== Data segment ==

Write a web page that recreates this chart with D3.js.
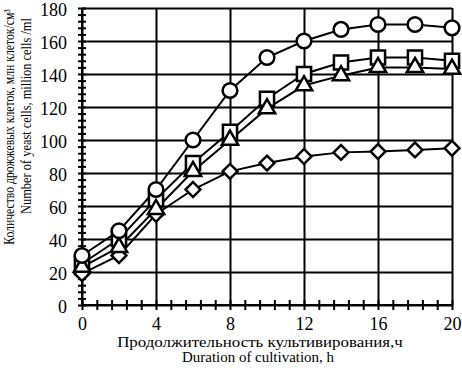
<!DOCTYPE html>
<html>
<head>
<meta charset="utf-8">
<script src="https://cdn.jsdelivr.net/npm/d3@7"></script>
<style>
  body { margin: 0; background: #fff; }
</style>
</head>
<body>
<div id="chart"></div>
<script>
// Yeast cell count vs cultivation time, four series with hollow markers

const hours = [0, 2, 4, 6, 8, 10, 12, 14, 16, 18, 20];
const circleVals   = [30, 45, 70, 100, 130, 150, 160, 167, 170, 170, 168];
const squareVals   = [25, 40, 64, 86, 105, 125, 140, 147, 150, 150, 148];
const triangleVals = [23, 35, 58, 81, 100, 119, 133, 139, 144, 144, 143];
const diamondVals  = [19, 30, 55, 70, 81, 86, 90, 92.5, 93, 94, 95];

const xTicks = [0, 4, 8, 12, 16, 20];
const yTicks = [0, 20, 40, 60, 80, 100, 120, 140, 160, 180];
const xTitle = ["Продолжительность культивирования,ч", "Duration of cultivation, h"];
const yTitle = ["Количество дрожжевых клеток, млн клеток/см³", "Number of yeast cells, million cells /ml"];

const FONT = "'Liberation Serif', 'Times New Roman', serif";
const width = 462, height = 375;
const margin = { top: 8, right: 10, bottom: 70, left: 82 };
const innerW = width - margin.left - margin.right;
const innerH = height - margin.top - margin.bottom;

const svg = d3.select("#chart").append("svg")
  .attr("width", width)
  .attr("height", height)
  .style("font-family", FONT);

const g = svg.append("g").attr("transform", `translate(${margin.left},${margin.top})`);

const x = d3.scaleLinear().domain([0, 20]).range([0, innerW]);
const y = d3.scaleLinear().domain([0, 180]).range([innerH, 0]);

// grid lines
g.append("g")
  .call(d3.axisLeft(y).tickValues(yTicks).tickSize(-innerW).tickFormat(""))
  .call(a => a.select(".domain").remove())
  .selectAll("line").attr("stroke", "#000").attr("stroke-width", 2);
g.append("g")
  .attr("transform", `translate(0,${innerH})`)
  .call(d3.axisBottom(x).tickValues(xTicks).tickSize(-innerH).tickFormat(""))
  .call(a => a.select(".domain").remove())
  .selectAll("line").attr("stroke", "#000").attr("stroke-width", 2);

// minor ticks crossing the axes
const yMinor = d3.range(0, 181, 4);
const xMinor = d3.range(0, 20.01, 0.8);
[d3.axisLeft, d3.axisRight].forEach(ax => {
  g.append("g")
    .call(ax(y).tickValues(yMinor).tickSize(4).tickFormat(""))
    .call(a => a.select(".domain").remove())
    .selectAll("line").attr("stroke", "#000").attr("stroke-width", 2);
});
[d3.axisBottom, d3.axisTop].forEach(ax => {
  g.append("g")
    .attr("transform", `translate(0,${innerH})`)
    .call(ax(x).tickValues(xMinor).tickSize(5).tickFormat(""))
    .call(a => a.select(".domain").remove())
    .selectAll("line").attr("stroke", "#000").attr("stroke-width", 2);
});

// axis lines
g.append("line").attr("x1", 0).attr("x2", 0).attr("y1", 0).attr("y2", innerH)
  .attr("stroke", "#000").attr("stroke-width", 2);
g.append("line").attr("x1", 0).attr("x2", innerW).attr("y1", innerH).attr("y2", innerH)
  .attr("stroke", "#000").attr("stroke-width", 2);

// tick labels
g.append("g")
  .attr("transform", `translate(0,${innerH})`)
  .call(d3.axisBottom(x).tickValues(xTicks).tickSize(0).tickPadding(12))
  .call(a => a.select(".domain").remove())
  .selectAll("text")
  .style("font-family", FONT).style("font-size", "18px").attr("fill", "#000");
g.append("g")
  .call(d3.axisLeft(y).tickValues(yTicks).tickSize(0).tickPadding(15))
  .call(a => a.select(".domain").remove())
  .selectAll("text")
  .style("font-family", FONT).style("font-size", "18px").attr("fill", "#000")
  .attr("dy", "0.4em");

// series
const series = [
  { vals: diamondVals, shape: d3.symbolSquare, size: 110, rot: 45 },
  { vals: squareVals, shape: d3.symbolSquare, size: 200, rot: 0 },
  { vals: triangleVals, shape: d3.symbolTriangle, size: 115, rot: 0 },
  { vals: circleVals, shape: d3.symbolCircle, size: 170, rot: 0 }
];

const line = d3.line().x((d, i) => x(hours[i])).y(d => y(d));

series.forEach(s => {
  g.append("path")
    .datum(s.vals)
    .attr("fill", "none")
    .attr("stroke", "#000")
    .attr("stroke-width", 2)
    .attr("d", line);
});
series.forEach(s => {
  g.selectAll(null)
    .data(s.vals)
    .join("path")
    .attr("transform", (d, i) => `translate(${x(hours[i])},${y(d)}) rotate(${s.rot})`)
    .attr("d", d3.symbol().type(s.shape).size(s.size))
    .attr("fill", "#fff")
    .attr("stroke", "#000")
    .attr("stroke-width", 2.5);
});

// axis titles, scaled horizontally to the widths seen in the picture
function title(txt, cx, cy, size, target, rot) {
  const t = svg.append("text")
    .attr("text-anchor", "middle")
    .style("font-size", size + "px")
    .text(txt);
  const sx = target / t.node().getComputedTextLength();
  t.attr("transform", `translate(${cx},${cy}) rotate(${rot}) scale(${sx},1)`);
}

title(xTitle[0], 260, 347, 15, 286, 0);
title(xTitle[1], 258, 362, 15, 152, 0);
title(yTitle[0], 14, 127, 14, 236, -90);
title(yTitle[1], 31, 116, 14, 196, -90);
</script>
</body>
</html>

===

Exercise requirements:
Find how many lines hold the string "with", and state that number alone.

The solution:
2